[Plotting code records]
──────────

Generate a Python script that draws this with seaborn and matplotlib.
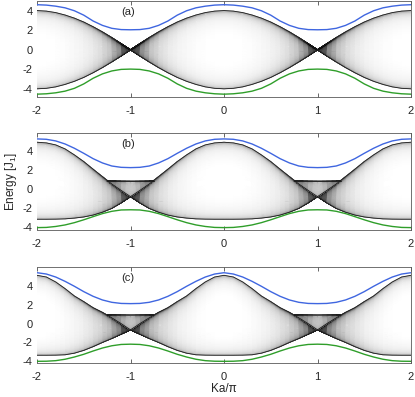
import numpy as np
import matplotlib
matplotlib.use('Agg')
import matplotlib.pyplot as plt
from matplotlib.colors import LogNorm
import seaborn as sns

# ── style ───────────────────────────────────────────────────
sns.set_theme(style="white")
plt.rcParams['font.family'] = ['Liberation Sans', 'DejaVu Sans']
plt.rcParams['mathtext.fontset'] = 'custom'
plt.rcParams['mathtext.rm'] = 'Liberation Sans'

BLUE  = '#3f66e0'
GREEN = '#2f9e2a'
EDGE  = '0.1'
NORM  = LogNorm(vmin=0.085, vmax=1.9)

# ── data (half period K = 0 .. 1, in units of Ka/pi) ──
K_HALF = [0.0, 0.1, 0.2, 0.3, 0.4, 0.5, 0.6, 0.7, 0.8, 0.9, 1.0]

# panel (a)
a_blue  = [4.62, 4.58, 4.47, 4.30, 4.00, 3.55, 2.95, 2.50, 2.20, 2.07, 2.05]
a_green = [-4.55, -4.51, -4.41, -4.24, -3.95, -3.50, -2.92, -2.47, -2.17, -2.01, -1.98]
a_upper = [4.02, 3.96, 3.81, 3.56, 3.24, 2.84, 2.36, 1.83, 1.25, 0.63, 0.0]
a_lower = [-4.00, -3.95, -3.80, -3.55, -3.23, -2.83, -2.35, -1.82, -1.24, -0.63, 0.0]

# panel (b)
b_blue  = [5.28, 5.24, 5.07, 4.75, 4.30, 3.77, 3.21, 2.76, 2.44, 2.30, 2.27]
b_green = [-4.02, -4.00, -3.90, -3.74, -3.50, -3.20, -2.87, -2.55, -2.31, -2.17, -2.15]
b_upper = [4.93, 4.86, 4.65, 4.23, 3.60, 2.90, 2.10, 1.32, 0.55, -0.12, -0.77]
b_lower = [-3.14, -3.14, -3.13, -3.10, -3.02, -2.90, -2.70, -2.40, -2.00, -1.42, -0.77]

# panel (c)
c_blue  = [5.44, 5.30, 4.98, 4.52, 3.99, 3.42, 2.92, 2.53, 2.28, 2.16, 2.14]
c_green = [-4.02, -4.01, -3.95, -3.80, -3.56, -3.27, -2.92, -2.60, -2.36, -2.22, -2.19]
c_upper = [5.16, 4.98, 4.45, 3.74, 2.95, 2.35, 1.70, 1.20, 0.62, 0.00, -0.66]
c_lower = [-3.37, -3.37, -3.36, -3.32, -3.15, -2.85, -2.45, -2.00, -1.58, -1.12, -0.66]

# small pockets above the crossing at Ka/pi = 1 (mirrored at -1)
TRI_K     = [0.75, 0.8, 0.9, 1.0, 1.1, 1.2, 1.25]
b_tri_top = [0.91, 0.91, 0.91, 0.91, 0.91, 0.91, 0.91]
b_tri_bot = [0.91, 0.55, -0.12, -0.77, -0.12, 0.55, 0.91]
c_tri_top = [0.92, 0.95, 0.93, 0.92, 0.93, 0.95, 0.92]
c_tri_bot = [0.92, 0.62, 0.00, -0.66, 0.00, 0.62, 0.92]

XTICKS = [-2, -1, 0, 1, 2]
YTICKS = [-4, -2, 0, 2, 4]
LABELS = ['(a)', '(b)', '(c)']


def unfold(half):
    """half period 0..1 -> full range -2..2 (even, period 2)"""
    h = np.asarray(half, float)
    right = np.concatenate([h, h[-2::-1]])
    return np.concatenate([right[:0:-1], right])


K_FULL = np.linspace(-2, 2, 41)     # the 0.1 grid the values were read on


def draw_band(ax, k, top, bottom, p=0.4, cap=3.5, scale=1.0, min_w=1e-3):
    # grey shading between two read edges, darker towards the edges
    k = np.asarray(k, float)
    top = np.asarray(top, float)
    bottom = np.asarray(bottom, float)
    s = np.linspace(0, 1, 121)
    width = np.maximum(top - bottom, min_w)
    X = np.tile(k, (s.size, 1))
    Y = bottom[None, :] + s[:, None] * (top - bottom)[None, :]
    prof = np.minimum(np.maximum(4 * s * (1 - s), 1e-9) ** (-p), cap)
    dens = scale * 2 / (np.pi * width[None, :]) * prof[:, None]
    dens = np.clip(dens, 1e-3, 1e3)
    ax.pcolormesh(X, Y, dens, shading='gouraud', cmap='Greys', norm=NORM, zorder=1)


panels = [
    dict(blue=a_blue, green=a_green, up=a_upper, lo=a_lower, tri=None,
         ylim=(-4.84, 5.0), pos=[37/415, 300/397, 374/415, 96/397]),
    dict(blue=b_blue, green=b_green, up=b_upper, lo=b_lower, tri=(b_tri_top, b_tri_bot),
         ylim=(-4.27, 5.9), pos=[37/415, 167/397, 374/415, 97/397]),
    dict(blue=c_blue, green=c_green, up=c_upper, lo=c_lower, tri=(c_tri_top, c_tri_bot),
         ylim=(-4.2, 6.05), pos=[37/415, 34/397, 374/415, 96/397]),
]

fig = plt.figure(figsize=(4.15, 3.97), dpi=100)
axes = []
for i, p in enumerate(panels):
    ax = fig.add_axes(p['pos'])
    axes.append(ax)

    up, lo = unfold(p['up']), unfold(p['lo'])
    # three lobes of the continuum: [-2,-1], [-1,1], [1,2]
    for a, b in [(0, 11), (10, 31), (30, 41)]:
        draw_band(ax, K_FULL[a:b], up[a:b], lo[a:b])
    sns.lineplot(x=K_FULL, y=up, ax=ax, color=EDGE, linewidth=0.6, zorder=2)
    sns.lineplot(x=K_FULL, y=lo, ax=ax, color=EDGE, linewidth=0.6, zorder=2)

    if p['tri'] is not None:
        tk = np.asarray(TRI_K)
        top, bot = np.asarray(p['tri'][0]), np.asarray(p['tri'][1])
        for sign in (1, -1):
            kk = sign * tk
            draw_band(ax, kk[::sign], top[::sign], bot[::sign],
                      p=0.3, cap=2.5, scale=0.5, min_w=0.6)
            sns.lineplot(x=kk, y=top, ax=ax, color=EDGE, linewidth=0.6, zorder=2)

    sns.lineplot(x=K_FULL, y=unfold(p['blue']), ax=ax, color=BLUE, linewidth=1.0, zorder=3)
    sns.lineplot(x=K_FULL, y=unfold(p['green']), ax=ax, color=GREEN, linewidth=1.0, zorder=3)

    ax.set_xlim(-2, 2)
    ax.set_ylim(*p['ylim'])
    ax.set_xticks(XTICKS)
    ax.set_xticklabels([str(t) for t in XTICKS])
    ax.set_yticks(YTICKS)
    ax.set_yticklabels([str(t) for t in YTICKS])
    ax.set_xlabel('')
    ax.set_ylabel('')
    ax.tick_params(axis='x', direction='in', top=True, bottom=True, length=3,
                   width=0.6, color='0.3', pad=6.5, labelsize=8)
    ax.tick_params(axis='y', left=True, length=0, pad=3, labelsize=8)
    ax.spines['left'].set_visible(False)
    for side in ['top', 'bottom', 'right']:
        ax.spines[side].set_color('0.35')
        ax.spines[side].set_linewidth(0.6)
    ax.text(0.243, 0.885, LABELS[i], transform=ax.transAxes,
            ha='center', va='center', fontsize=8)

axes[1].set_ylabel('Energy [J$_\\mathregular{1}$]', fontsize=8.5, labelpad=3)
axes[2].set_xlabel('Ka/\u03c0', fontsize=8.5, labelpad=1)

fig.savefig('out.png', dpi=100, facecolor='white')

──────────

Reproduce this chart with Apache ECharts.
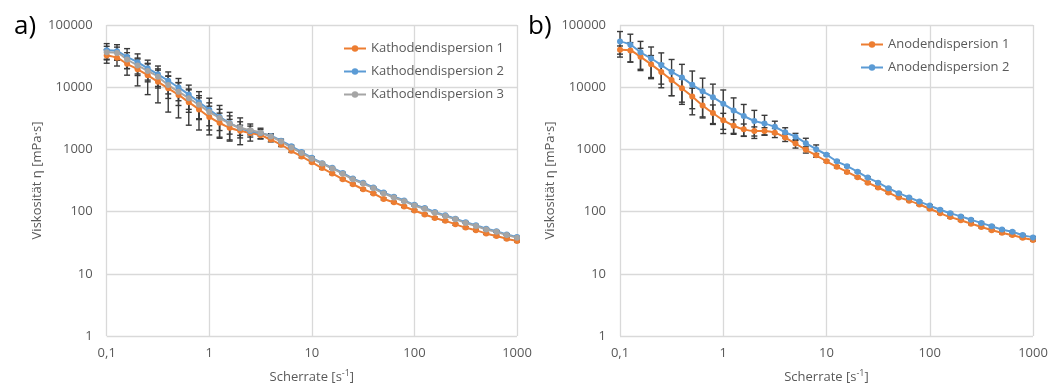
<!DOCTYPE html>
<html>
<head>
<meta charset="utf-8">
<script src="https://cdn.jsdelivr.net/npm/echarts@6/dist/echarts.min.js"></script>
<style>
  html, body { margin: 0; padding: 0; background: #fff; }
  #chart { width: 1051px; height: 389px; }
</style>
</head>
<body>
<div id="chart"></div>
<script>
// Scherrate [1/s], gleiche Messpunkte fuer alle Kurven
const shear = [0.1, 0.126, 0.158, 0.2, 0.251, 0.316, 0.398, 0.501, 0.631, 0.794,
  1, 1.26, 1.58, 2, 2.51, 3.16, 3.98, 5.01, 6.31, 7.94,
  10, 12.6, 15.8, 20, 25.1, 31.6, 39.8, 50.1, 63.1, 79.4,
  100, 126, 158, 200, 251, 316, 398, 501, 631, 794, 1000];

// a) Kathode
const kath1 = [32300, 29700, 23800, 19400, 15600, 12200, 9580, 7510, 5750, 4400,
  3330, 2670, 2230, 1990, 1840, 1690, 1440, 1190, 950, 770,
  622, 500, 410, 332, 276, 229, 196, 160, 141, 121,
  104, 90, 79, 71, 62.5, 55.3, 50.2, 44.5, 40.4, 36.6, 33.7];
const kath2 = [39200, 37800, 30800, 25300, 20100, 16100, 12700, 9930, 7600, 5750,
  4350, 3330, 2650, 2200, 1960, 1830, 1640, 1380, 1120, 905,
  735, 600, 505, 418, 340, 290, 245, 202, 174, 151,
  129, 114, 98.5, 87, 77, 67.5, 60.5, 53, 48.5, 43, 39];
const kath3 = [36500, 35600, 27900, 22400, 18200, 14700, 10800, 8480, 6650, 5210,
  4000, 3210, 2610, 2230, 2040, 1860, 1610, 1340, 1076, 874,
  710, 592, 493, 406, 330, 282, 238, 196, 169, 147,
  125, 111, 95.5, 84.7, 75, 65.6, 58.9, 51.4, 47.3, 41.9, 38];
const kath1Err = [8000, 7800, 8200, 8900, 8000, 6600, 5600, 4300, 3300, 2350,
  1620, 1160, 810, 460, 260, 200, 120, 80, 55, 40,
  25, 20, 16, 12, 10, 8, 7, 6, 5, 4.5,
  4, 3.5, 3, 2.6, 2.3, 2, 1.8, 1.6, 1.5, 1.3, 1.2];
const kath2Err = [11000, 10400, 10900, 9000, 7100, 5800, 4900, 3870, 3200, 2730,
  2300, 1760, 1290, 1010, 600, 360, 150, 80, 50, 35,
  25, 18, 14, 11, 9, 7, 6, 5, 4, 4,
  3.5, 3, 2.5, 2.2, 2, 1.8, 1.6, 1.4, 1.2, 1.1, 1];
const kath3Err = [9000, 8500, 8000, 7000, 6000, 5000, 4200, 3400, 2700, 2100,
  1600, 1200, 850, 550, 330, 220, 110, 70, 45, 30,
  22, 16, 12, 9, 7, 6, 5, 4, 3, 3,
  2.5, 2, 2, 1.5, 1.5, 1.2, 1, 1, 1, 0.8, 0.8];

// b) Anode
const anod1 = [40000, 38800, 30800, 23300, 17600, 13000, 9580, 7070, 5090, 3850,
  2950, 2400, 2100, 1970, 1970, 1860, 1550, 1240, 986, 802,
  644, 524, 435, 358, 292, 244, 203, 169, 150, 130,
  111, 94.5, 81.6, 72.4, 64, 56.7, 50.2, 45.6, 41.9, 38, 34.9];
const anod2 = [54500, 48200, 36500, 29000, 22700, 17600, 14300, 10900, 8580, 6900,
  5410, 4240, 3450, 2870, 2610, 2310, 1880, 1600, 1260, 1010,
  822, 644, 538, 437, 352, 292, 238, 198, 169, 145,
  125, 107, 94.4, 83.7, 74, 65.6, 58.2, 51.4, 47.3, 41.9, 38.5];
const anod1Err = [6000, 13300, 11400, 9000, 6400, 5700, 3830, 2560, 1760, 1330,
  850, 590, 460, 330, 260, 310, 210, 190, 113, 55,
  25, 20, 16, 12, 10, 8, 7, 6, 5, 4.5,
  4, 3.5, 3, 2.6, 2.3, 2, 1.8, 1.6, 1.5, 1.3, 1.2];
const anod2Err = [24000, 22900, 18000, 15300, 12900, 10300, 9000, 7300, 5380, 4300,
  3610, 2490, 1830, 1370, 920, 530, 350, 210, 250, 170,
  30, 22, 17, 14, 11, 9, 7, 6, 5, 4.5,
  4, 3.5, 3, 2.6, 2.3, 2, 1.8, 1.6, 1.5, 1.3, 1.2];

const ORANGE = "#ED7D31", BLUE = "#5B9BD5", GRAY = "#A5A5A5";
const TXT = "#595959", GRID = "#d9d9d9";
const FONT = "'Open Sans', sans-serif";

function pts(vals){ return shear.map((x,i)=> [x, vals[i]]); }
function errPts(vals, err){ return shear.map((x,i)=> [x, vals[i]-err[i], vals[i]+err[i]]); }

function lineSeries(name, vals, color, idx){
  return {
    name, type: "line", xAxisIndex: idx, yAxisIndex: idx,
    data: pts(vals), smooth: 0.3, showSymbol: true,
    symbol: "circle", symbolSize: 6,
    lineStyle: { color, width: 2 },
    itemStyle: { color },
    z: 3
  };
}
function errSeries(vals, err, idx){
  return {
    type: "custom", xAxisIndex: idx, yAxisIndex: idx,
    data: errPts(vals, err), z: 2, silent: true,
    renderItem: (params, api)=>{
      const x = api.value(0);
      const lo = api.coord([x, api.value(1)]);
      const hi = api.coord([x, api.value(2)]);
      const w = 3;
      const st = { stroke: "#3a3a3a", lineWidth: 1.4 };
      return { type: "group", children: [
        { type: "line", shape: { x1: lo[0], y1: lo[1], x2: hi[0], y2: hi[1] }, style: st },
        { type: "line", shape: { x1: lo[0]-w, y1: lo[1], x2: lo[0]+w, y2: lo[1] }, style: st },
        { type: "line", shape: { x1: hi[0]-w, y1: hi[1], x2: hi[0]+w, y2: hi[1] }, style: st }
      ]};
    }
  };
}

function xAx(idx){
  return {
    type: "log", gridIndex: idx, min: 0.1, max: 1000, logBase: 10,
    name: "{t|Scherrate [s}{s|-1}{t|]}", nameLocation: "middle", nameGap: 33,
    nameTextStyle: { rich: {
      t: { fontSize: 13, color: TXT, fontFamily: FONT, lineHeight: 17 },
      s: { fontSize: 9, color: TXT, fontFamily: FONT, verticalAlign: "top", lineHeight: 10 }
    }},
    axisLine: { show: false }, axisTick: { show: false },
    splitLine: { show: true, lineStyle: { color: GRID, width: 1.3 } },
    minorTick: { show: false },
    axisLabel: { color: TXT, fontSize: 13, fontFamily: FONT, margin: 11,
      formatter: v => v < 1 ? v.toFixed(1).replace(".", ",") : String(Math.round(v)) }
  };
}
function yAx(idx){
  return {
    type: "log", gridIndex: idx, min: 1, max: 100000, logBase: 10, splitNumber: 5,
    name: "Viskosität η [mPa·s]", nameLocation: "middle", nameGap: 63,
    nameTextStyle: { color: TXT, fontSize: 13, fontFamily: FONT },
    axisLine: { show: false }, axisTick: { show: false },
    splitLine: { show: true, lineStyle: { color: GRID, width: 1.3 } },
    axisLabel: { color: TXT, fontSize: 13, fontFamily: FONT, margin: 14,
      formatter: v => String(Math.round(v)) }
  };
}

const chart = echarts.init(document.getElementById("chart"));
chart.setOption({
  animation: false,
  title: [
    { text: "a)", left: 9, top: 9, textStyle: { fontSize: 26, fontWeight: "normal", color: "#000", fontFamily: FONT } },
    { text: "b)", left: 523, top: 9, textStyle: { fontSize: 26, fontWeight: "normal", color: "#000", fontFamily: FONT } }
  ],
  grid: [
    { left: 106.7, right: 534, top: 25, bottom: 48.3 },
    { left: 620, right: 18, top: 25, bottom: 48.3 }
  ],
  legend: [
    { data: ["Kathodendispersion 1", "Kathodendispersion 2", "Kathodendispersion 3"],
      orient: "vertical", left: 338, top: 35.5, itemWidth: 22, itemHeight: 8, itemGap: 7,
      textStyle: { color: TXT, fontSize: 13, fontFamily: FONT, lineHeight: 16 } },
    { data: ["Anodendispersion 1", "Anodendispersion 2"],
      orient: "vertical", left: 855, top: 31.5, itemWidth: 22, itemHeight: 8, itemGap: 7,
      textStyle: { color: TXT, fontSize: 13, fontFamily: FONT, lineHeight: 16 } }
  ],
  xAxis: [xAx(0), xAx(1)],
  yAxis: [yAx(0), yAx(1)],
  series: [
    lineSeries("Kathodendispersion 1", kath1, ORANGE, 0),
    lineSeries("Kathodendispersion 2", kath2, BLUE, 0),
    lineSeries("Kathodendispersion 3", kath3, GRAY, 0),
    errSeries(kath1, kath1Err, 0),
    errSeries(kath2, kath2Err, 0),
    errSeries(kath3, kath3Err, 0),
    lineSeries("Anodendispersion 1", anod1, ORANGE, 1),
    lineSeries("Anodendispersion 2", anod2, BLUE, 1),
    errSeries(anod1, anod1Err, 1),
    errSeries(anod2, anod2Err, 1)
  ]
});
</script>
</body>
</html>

──────────

Work to be completed:
Both the line containing "Generate a Python" and the line containing "import seaborn as sns" belong in the copy, along with every line between them. Reproduce that stretch exactly, without the pictures.

Answer to the task:
Generate a Python script that draws this with seaborn and matplotlib.
import numpy as np
import matplotlib
matplotlib.use('Agg')
import matplotlib.pyplot as plt
from matplotlib.colors import LogNorm
import seaborn as sns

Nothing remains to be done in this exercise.